# [Stated problem]
Look through the material and copy each line holding "this".
= = = =
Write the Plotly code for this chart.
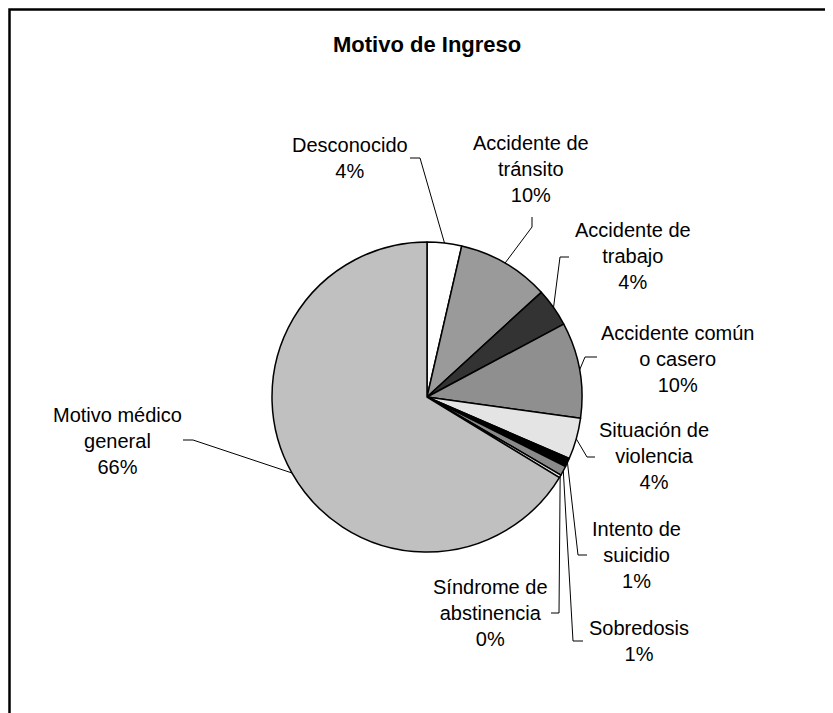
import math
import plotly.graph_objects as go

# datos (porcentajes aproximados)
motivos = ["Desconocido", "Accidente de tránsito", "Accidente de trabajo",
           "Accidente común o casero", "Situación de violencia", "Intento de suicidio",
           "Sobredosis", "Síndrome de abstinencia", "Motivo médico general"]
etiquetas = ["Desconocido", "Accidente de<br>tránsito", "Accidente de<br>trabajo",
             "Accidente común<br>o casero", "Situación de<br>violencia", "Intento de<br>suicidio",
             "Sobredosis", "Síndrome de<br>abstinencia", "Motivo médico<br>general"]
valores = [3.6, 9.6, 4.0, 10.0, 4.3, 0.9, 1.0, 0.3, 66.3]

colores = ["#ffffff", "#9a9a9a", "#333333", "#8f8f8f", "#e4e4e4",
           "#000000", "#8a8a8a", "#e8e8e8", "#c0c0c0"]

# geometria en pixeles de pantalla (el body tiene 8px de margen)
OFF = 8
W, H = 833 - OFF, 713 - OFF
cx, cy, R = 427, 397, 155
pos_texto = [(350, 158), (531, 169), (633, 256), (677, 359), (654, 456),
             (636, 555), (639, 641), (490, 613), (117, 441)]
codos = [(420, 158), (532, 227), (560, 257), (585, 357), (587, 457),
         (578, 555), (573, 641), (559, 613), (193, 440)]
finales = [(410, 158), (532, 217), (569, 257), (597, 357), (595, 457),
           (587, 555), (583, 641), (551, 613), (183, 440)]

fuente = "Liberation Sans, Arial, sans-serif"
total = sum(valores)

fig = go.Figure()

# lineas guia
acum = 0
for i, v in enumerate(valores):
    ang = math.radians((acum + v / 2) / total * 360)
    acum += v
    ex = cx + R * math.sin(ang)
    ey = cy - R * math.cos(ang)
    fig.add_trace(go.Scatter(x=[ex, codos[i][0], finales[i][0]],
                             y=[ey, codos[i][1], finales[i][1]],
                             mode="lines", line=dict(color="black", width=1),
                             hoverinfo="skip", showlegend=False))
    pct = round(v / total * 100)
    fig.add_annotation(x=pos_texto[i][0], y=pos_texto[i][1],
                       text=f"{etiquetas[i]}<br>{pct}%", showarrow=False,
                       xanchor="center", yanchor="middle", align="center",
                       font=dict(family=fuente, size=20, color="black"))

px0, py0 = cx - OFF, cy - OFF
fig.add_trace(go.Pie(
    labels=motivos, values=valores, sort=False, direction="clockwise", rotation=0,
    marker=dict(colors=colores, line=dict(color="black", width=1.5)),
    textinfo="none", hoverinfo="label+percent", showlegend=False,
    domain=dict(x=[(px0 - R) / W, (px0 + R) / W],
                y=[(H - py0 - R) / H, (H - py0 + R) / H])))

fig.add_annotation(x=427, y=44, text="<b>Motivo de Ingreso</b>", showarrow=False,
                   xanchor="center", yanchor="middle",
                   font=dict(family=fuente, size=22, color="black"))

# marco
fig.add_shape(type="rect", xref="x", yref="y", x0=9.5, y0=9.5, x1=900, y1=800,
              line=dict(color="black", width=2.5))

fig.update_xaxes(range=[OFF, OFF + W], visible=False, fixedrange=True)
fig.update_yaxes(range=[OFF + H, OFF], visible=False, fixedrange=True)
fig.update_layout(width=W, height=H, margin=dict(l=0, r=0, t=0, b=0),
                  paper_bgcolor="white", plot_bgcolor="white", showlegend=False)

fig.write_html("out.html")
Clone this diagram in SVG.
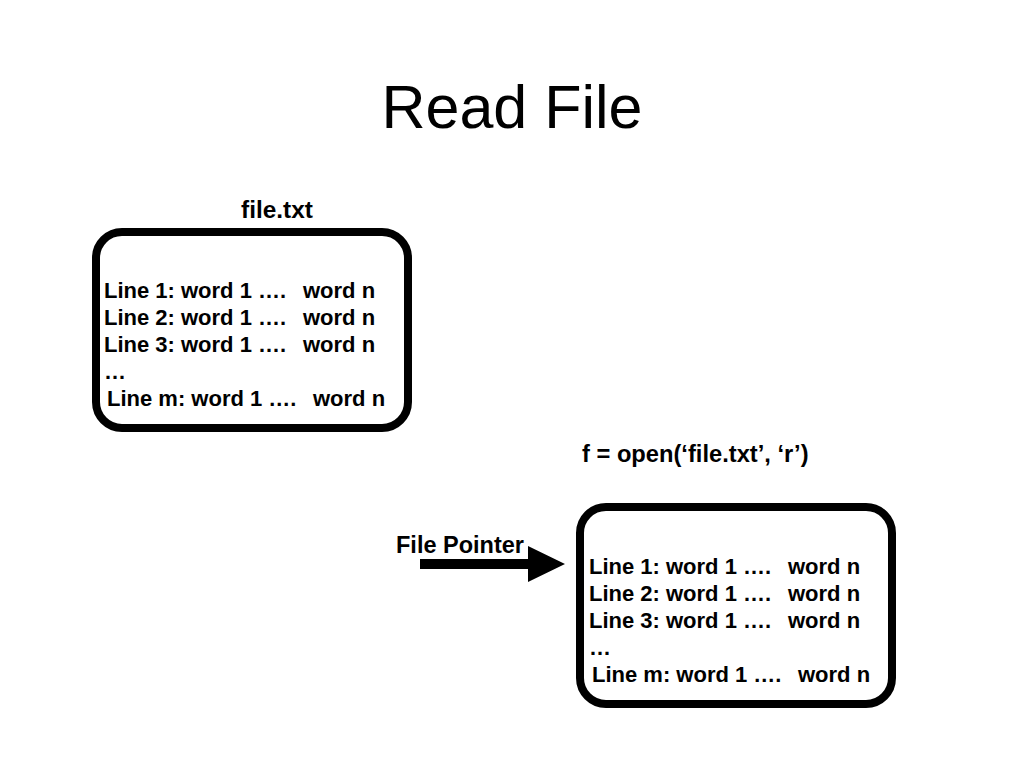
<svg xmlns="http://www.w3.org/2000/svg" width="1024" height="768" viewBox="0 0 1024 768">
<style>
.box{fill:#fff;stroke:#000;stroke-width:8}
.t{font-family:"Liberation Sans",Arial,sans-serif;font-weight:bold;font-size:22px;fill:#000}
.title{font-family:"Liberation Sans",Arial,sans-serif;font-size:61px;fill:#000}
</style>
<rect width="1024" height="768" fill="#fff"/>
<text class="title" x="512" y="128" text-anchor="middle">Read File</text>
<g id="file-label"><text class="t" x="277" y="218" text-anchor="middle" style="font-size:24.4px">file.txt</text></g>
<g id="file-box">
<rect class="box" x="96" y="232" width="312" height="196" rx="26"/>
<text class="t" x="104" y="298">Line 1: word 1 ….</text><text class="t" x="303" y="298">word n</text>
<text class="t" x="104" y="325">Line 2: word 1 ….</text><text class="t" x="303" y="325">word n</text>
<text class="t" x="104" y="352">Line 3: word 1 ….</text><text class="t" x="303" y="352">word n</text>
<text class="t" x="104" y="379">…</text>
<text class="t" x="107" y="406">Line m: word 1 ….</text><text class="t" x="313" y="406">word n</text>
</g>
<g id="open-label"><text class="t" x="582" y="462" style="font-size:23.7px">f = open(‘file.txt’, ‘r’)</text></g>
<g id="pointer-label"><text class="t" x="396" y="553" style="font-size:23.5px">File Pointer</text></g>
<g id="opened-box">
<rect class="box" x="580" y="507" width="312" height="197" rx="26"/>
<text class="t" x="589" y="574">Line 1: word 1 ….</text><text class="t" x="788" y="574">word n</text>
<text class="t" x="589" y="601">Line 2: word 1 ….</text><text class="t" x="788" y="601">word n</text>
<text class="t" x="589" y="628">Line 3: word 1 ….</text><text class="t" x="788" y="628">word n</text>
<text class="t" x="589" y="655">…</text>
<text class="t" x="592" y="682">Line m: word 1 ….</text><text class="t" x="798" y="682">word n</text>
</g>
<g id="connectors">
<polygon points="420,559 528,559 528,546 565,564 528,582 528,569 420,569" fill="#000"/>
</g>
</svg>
= = = =
# [Solution below]
Write the Plotly code for this chart.
Clone this diagram in SVG.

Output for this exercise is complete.